▽

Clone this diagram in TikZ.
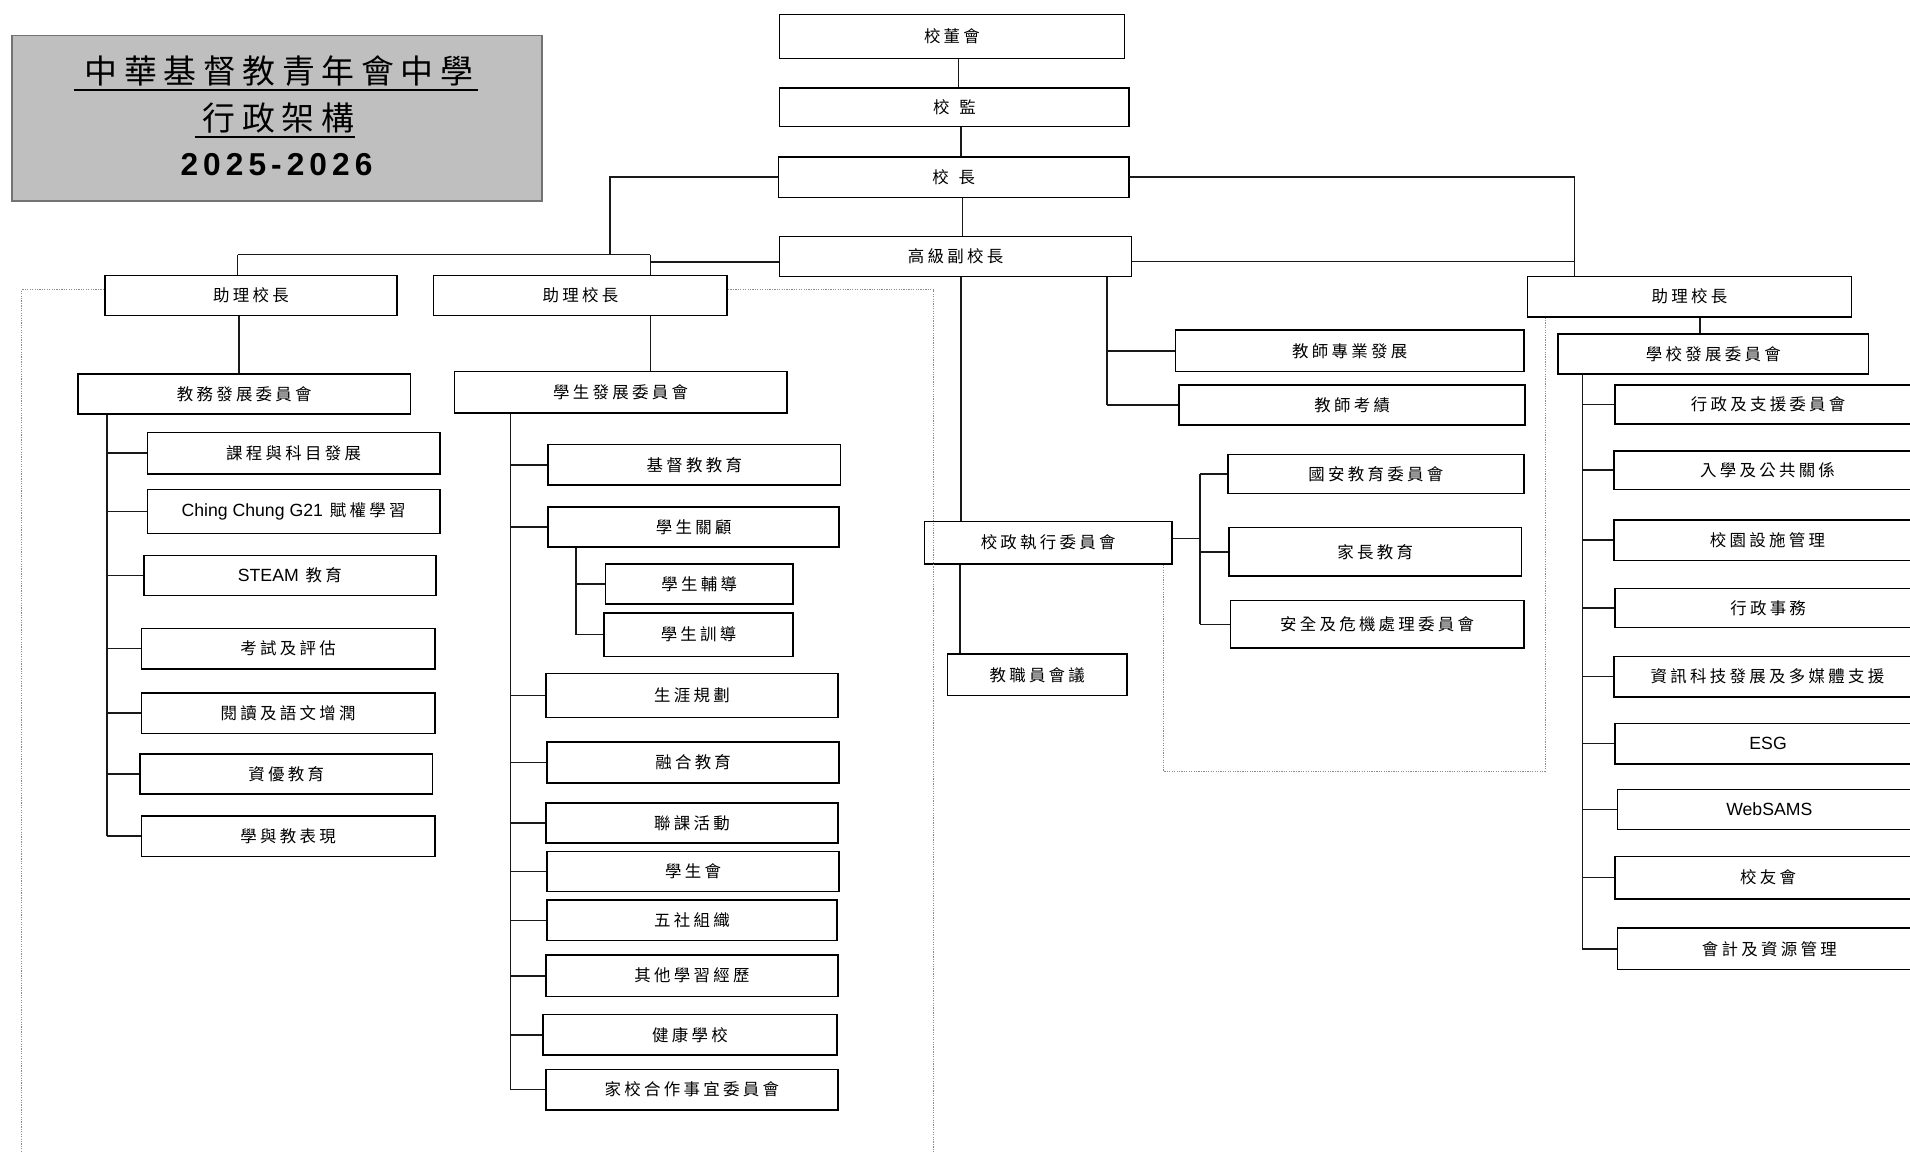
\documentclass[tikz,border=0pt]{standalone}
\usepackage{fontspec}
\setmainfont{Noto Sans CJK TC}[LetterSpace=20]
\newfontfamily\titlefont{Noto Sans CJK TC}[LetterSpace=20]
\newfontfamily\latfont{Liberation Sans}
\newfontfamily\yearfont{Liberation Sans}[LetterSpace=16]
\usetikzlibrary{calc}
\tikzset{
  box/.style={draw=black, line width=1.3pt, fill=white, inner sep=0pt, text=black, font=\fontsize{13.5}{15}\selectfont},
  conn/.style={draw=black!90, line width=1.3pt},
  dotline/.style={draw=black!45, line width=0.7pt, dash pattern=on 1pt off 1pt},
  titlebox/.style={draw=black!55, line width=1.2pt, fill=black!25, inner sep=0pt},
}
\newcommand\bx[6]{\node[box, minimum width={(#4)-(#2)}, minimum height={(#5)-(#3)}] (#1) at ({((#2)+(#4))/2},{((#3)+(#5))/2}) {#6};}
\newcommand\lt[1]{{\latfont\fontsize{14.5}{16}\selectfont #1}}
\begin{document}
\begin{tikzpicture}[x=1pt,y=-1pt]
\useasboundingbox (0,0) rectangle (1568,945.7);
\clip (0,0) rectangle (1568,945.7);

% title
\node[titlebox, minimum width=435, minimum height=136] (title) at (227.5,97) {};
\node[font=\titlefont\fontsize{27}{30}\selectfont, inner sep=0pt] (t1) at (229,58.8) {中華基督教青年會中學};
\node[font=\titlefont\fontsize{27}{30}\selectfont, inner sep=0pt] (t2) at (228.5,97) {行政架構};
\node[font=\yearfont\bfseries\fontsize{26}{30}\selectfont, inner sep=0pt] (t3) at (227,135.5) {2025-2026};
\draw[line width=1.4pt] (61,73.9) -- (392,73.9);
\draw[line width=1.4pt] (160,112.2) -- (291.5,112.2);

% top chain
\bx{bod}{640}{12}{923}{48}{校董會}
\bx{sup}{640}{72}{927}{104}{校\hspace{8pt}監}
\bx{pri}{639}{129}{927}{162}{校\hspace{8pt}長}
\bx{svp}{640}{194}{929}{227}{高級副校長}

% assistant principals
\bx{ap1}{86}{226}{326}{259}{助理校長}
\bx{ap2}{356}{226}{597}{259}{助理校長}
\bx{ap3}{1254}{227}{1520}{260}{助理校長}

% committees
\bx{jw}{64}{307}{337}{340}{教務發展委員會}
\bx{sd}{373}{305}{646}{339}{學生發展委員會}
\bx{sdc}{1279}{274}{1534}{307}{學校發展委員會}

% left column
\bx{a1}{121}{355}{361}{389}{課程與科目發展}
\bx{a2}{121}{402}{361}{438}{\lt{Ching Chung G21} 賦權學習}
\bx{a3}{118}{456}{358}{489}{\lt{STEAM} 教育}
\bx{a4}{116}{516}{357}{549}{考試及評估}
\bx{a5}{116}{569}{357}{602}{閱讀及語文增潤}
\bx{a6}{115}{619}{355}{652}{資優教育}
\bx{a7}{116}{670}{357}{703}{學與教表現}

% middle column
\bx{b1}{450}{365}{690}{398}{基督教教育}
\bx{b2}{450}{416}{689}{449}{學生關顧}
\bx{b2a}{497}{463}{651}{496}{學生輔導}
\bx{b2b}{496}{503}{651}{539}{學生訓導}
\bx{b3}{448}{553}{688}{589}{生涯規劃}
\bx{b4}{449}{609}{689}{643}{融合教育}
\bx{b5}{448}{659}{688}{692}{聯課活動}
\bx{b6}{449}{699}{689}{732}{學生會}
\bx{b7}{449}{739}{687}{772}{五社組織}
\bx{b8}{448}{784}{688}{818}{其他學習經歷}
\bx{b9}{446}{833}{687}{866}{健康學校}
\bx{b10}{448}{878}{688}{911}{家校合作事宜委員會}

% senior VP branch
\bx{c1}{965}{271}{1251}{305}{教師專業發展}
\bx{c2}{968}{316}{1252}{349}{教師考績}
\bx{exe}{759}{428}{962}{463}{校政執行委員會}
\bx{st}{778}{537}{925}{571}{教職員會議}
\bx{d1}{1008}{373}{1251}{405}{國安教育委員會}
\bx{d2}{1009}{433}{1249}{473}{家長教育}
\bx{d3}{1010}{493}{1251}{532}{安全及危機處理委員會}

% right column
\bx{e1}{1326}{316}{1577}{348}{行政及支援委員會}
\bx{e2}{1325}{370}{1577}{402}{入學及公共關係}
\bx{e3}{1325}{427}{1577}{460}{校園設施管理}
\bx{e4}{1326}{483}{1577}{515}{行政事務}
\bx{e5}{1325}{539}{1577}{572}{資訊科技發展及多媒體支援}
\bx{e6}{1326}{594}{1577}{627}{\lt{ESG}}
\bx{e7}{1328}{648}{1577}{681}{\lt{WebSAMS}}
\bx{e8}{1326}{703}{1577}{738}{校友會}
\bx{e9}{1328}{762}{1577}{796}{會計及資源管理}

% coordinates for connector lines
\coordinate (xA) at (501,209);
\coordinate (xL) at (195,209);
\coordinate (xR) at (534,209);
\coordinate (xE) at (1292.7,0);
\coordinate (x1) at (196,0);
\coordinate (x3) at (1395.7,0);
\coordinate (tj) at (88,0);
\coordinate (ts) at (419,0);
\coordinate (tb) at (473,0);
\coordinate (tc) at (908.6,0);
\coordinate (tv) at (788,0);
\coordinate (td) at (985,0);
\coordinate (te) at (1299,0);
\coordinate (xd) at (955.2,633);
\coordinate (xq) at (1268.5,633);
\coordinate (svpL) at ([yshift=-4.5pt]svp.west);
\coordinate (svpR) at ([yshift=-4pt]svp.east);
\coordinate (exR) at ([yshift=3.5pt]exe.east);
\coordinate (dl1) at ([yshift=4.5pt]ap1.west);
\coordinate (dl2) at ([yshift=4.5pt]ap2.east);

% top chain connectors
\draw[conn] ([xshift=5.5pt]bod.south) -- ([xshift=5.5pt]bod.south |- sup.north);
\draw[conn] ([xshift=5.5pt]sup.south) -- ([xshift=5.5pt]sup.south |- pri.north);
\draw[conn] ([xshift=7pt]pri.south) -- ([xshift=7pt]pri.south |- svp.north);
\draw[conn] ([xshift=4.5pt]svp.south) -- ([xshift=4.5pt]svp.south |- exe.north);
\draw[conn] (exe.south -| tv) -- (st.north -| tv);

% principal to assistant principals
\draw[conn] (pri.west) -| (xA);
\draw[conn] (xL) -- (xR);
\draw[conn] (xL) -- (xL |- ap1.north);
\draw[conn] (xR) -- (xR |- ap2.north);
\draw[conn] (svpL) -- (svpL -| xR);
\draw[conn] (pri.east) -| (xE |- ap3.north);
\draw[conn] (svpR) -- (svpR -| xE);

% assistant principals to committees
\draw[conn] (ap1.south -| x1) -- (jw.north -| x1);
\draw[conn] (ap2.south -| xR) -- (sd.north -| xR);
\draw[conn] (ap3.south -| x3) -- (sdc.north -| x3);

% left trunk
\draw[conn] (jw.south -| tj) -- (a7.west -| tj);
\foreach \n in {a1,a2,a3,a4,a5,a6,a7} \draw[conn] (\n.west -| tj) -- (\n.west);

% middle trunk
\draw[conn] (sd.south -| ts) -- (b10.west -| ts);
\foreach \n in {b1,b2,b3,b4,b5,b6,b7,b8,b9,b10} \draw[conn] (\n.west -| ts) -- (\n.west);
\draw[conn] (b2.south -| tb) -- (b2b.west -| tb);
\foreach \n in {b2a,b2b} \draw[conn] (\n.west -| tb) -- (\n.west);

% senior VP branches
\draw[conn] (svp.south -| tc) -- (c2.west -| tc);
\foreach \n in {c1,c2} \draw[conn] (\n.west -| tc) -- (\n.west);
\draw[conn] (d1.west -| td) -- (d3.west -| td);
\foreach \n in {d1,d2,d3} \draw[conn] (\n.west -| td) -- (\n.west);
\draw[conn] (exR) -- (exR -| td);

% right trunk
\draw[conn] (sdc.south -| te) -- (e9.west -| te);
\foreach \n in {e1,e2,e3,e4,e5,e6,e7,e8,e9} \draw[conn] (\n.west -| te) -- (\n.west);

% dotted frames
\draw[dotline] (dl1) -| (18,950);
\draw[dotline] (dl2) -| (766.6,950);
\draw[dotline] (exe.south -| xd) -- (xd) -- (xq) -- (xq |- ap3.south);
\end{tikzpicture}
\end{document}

△
▽

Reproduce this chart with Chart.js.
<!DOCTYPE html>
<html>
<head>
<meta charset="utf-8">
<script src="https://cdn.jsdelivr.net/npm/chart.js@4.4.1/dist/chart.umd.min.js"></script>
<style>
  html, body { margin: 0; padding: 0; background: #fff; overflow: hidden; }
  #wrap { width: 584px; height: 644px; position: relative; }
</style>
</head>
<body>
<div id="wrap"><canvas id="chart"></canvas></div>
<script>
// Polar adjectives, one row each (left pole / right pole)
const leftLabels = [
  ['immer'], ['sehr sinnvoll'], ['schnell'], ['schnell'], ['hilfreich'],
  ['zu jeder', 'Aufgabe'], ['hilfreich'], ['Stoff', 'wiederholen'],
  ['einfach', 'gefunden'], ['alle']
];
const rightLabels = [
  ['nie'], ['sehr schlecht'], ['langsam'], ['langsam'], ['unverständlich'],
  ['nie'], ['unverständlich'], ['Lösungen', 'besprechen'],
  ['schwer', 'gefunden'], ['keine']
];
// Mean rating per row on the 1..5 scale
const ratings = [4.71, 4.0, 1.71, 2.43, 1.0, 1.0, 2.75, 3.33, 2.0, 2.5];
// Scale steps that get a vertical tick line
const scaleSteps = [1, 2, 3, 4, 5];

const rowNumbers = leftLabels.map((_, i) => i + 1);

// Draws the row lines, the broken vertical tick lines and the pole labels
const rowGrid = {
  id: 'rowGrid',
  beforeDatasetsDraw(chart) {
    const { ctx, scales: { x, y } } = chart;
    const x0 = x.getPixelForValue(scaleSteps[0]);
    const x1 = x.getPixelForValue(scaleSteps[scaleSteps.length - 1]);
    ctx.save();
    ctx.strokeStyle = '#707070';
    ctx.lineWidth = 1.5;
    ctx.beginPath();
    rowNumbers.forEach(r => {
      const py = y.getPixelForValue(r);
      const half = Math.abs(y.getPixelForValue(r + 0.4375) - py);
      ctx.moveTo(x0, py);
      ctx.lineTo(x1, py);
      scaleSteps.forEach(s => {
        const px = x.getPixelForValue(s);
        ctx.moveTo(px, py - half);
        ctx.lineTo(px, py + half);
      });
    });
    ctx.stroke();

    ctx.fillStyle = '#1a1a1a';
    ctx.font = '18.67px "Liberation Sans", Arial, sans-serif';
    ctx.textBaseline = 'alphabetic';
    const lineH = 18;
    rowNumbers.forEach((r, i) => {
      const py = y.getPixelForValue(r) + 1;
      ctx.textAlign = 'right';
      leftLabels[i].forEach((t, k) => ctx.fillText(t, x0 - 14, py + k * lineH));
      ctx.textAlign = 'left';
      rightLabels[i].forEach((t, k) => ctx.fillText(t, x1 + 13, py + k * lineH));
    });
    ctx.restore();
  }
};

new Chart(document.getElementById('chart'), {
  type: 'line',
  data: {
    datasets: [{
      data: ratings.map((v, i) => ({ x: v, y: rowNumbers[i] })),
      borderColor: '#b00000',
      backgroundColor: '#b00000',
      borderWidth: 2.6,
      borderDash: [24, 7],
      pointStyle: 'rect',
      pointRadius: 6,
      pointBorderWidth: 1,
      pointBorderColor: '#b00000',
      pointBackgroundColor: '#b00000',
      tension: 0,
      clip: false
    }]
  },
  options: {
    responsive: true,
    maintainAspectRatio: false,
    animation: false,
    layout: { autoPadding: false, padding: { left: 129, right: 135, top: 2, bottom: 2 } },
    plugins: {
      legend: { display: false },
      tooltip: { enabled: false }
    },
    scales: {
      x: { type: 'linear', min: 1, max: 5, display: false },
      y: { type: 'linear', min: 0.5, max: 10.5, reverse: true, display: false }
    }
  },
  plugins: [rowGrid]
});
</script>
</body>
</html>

△

**Work to complete:** Search the data above for the string "this" and return every line that has it.

**In response:**
Clone this diagram in TikZ.
Reproduce this chart with Chart.js.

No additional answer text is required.